« Trop courte, trop révélatrice, non appropriée… » Pour certaines personnes, la mini-jupe reste un sujet de débat depuis ses débuts. Pour d’autres, elle est et reste une arme ; une arme de protestation et d’affirmation. En 2015, en Tunisie, le président de la Ligue pour la défense de la laïcité et des libertés et l’activiste féministe Najet Bayoudh répondent à un événement survenu en Algérie – on retire le droit à une femme de faire un examen parce qu’elle porte une jupe trop courte – en appelant les femmes, le 6 juin, à sortir dans la rue en mini-jupe comme « signe de solidarité avec la femme opprimée », peu importe où elle se trouve dans le monde. De cette initiative est née la Journée mondiale de la mini-jupe.
Puisqu’il est généralement banal, pour nous, Occidentaux, de voir des mini-jupes un peu partout lorsque les rayons du soleil commencent à réchauffer notre épiderme, il est important de plonger dans son historique pour comprendre toute la conversation autour du morceau. Plus qu’un simple vêtement, la mini-jupe est une des pièces importantes de la révolution sexuelle des années 1960.
C’est Lucien Longman, un maître tailleur, qui a imaginé ce style innovateur à l’époque pour sa compagne. En 1962, il reproduit alors ce modèle pour la maison Jean Raymond, où il travaille. Mary Quant, une styliste de Londres, le repère tout de suite et en crée un similaire pour elle, puis pour ses amies. Ce sont elle et le créateur André Courrèges qui ont fait croître sa popularité. Mais la réception vis-à-vis des géants de la mode ne fut pas bonne. Coco Chanel ne comprenait pas pourquoi on voulait faire un vêtement qui soit taillé au-dessus du genou et décrivait celui-ci de « terrible ». Ce qui choque avec la mini-jupe, c’est qu’elle ne couvre pas l’entrejambe comme le fait le pantalon. De là viendrait sa connotation sexuelle. Malgré ces commentaires, la mini-jupe est vite montée sur les passerelles et les femmes d’un peu partout en Europe l’ont adoptée. Elles voulaient se distinguer de la génération précédente. Ce sont également dans les mêmes années que la pilule contraceptive est devenue disponible.

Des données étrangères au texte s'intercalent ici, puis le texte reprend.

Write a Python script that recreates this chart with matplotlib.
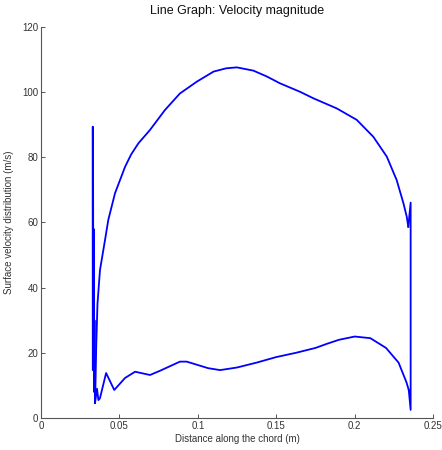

La mini-jupe ouvre de bien larges horizons sur la libération des corps et de la sexualité dont il est important de discuter pour en taire les tabous et les préjugés. Si l’on regarde du côté des questions sur le genre, on découvre que la mode est moins unisexe qu’on le prétend. Selon la journaliste de mode Alice Pfeiffer, la mode n’est qu’« une masculinisation globale ». Et je crois qu’elle n’aurait pas faux… Ce qui est bien avec le fait que l’on en apprend plus chaque jour, c’est que l’on peut revenir sur nos propos passés et les remettre en question. J’ai parlé, dans un récent article, du power dressing dans les années 1980, ce mouvement qui voulait que les femmes se vêtissent de tailleurs et de pantalons plutôt masculins. Or, acclamant cette forme d’affirmation, je n’avais pas réalisé que cette façon de s’habiller se référait encore une fois aux hommes. Les femmes s’habillent selon des codes vestimentaires masculins. Pour le comprendre, on peut penser aux années 1980. Une femme qui emprunte des pièces réservées aux hommes est considérée comme forte et influente, ce qui n’est pas une mauvaise chose. Par contre, à l’inverse, un homme qui porterait une jupe serait jugé durement et serait « rabaissé au genre inférieur », comme le dit madame Pfeiffer. Là, il y a problème.
Puisque la fluidité des genres est quelque chose de très actuel, à quand les hommes qui portent des jupes parce qu’ils se sentent bien avec ce vêtement ou parce qu’ils veulent être solidaires avec les femmes? Parce que la mode, il faut se le rappeler, c’est porter ce dans quoi on se sent bien et magnifique, peu importe les préjugés ou la façon dont on s’identifie.